Veteran proved his worth in 2004
Seven-year veteran tight end Stephen Alexander, who enjoyed a productive bounce-back season in 2004 after a spate of injuries, has reached a contract agreement with the Denver Broncos, ESPN.com has learned.
Alexander, 29, will sign a three-year, $4.2 million contract that includes bonuses of $1 million.
Last season, Alexander registered 41 catches for 377 yards and one touchdown with the Detroit Lions. It marked the first time since 2000 that Alexander appeared in all 16 games, and his 15 starts were the most since that season, as well.

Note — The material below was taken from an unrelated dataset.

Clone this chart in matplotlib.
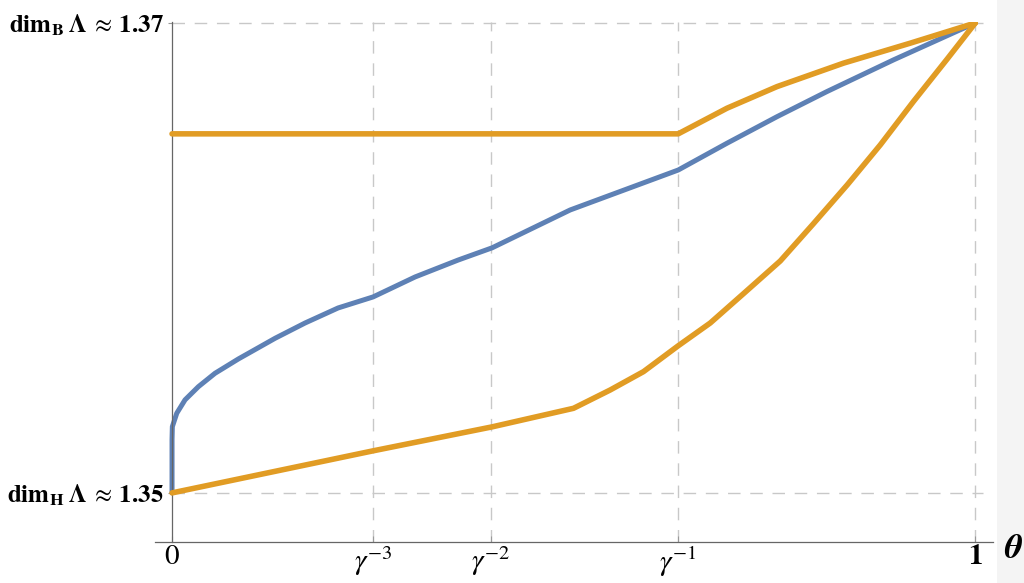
import matplotlib
matplotlib.use("Agg")
import matplotlib.pyplot as plt
from matplotlib.patches import Rectangle

plt.rcParams["mathtext.fontset"] = "stix"
plt.rcParams["font.family"] = "STIXGeneral"

# tick positions (gamma = 2^(2/3))
gamma = 2 ** (2 / 3)
xtick_vals = [0, gamma ** -3, gamma ** -2, gamma ** -1, 1]
xtick_labels = ["0", r"$\gamma^{-3}$", r"$\gamma^{-2}$", r"$\gamma^{-1}$", r"$\mathbf{1}$"]
ytick_vals = [1.35, 1.37]
ytick_labels = [r"$\mathbf{dim}_{\mathbf{H}}\;\mathbf{\Lambda}\:\approx\:\mathbf{1.35}$",
                r"$\mathbf{dim}_{\mathbf{B}}\;\mathbf{\Lambda}\:\approx\:\mathbf{1.37}$"]

# blue curve
blue_x = [0.0, 0.0, 0.0004, 0.0059, 0.0162, 0.0328, 0.0535, 0.0826, 0.1283,
          0.1656, 0.2067, 0.2503, 0.3026, 0.3562, 0.3985, 0.4956, 0.6301, 0.6908,
          0.7531, 0.8153, 0.8983, 1.0]
blue_y = [1.35, 1.35226, 1.35282, 1.35339, 1.35396, 1.35452, 1.35509, 1.35570, 1.35658,
          1.35723, 1.35787, 1.35834, 1.35919, 1.35991, 1.36043, 1.36204,
          1.36374, 1.36488, 1.36601, 1.36708, 1.36843, 1.37]

# upper orange bound
upper_x = [0.0, 0.6301, 0.6908, 0.7531, 0.8360, 0.9191, 1.0]
upper_y = [1.36528, 1.36528, 1.36637, 1.36729, 1.36829, 1.36914, 1.37]

# lower orange bound
lower_x = [0.0, 0.2503, 0.3985, 0.4998, 0.5455, 0.5869, 0.6301, 0.6700, 0.7111, 0.7572,
           0.7983, 0.8406, 0.8817, 0.9228, 0.9651, 1.0]
lower_y = [1.35, 1.35179, 1.35281, 1.35360, 1.35438, 1.35516, 1.35626, 1.35723, 1.35847,
           1.35987, 1.36145, 1.36311, 1.36481, 1.36665, 1.36847, 1.37]

blue = "#5E81B5"
orange = "#E19C24"
grid_col = "#c8c8c8"

fig = plt.figure(figsize=(10.24, 5.83), dpi=100)
fig.patches.append(Rectangle((997 / 1024, 0), 27 / 1024, 1, transform=fig.transFigure,
                             facecolor="#f4f4f4", edgecolor="none", zorder=0))

ax = fig.add_axes([155 / 1024, 1 - 542 / 583, (993 - 155) / 1024, (542 - 22) / 583])
ax.set_xlim(-0.0212, 1.022)
ax.set_ylim(1.34791, 1.37004)
ax.patch.set_alpha(0)

for xv in xtick_vals[1:]:
    ax.axvline(xv, color=grid_col, lw=1, ls=(0, (9, 7)), zorder=1)
for yv in ytick_vals:
    ax.hlines(yv, 0, 1.01, color=grid_col, lw=1, ls=(0, (9, 7)), zorder=1)

ax.plot(upper_x, upper_y, color=orange, lw=4, solid_capstyle="round",
        solid_joinstyle="round", zorder=3)
ax.plot(lower_x, lower_y, color=orange, lw=4, solid_capstyle="round",
        solid_joinstyle="round", zorder=3)
ax.plot(blue_x, blue_y, color=blue, lw=3.6, solid_capstyle="round",
        solid_joinstyle="round", zorder=2)

ax.spines["top"].set_visible(False)
ax.spines["right"].set_visible(False)
ax.spines["left"].set_position(("data", 0))
for s in ("left", "bottom"):
    ax.spines[s].set_color("#666666")
    ax.spines[s].set_linewidth(0.9)

ax.set_xticks(xtick_vals)
ax.set_xticklabels(xtick_labels, fontsize=21)
ax.set_yticks(ytick_vals)
ax.set_yticklabels(ytick_labels, fontsize=18)
ax.tick_params(axis="x", direction="in", length=4, color="#999999", pad=2)
ax.tick_params(axis="y", direction="out", length=3, color="#999999", pad=3)

fig.text(1013 / 1024, 1 - 549 / 583, "θ", fontsize=25, fontweight="bold",
         fontstyle="italic", ha="center", va="center")

fig.savefig("out.png", dpi=100)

As an unrestricted free agent, Alexander drew solid interest the past three weeks. There appeared to be a chance he might return to Detroit, but that ended when the Lions signed Marcus Pollard after Indianapolis released him.

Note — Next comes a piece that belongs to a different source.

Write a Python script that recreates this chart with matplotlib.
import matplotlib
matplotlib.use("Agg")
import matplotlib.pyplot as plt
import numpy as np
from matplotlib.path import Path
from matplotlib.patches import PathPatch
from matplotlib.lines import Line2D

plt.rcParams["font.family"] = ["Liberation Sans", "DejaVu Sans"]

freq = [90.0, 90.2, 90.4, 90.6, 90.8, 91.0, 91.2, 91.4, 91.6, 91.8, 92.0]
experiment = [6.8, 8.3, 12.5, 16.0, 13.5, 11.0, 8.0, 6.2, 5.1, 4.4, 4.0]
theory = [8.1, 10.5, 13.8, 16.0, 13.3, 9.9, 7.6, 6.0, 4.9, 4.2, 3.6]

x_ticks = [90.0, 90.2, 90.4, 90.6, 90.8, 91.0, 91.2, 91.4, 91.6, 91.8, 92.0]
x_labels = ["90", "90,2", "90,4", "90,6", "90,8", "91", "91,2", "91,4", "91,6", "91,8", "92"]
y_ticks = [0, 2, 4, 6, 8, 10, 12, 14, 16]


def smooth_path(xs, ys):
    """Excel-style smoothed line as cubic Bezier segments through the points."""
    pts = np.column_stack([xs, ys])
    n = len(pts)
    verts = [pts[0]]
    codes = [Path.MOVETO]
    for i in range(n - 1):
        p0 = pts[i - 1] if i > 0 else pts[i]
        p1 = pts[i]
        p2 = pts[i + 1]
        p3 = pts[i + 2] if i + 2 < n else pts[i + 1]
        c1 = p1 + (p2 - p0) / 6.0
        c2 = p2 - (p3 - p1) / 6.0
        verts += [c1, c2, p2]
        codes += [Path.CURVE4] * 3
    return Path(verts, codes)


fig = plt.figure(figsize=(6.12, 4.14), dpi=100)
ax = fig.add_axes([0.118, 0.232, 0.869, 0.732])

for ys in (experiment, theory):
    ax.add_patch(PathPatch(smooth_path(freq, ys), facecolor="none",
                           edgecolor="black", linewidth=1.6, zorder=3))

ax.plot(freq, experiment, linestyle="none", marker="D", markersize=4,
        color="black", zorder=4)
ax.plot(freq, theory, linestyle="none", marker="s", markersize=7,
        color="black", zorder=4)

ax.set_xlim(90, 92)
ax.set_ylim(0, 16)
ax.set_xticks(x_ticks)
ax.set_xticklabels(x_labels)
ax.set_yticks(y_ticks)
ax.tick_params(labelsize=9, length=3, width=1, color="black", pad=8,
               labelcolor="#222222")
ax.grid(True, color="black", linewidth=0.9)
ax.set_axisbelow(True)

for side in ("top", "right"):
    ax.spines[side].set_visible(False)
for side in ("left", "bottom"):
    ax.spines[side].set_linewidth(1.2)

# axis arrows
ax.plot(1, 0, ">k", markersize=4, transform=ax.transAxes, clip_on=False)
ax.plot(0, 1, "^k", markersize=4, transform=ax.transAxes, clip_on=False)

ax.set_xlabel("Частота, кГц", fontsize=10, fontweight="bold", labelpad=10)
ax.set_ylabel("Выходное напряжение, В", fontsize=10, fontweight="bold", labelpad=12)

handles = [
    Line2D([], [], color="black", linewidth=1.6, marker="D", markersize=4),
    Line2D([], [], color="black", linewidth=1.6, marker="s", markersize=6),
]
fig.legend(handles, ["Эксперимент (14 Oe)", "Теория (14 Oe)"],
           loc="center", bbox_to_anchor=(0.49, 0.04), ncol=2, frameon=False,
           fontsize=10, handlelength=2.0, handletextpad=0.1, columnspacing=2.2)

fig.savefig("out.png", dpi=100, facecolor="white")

Signing with the Broncos is a bit of a surprise because Denver recently retained tight end Jeb Putzier, matching the five-year, $12.5 million restricted free-agent offer sheet to which the New York Jets had signed the three-year veteran. Broncos coach Mike Shanahan, who uses plenty of double-tight formations, wanted another accomplished receiver at the spot.
With Alexander's addition, Denver might eventually consider dealing Putzier, in whom the Jets remain interested after a breakout year in 2004.
Denver will be Alexander's fourth franchise and the third team he has played with in three seasons. His inability to put down roots, though, is more a function of injuries than ability. During the five seasons in which he was healthy, Alexander averaged 39.8 receptions and three times posted 40-plus catches.
In 2001 with the Washington Redskins, Alexander played in only seven games because of leg injuries. While with the San Diego Chargers in '03, he missed all but three games and had no receptions. That's why last season in Detroit it was so important for Alexander to re-establish himself as a viable pass-catching threat in the middle of the field.
One of the quickest tight ends in the league when he arrived as a second-round draft pick in 1998, Alexander has lost some speed to injuries. He is still able to split the safeties deep on occasion and is probably a better intermediate-range receiver now than he was earlier in his career.
The former Oklahoma star has 208 career receptions for 2,189 yards and 11 touchdowns in 86 games and 70 starts. Of his 208 catches, 122 have been for first downs and 28 have resulted in gains of 20 yards or more, good numbers for the right end position.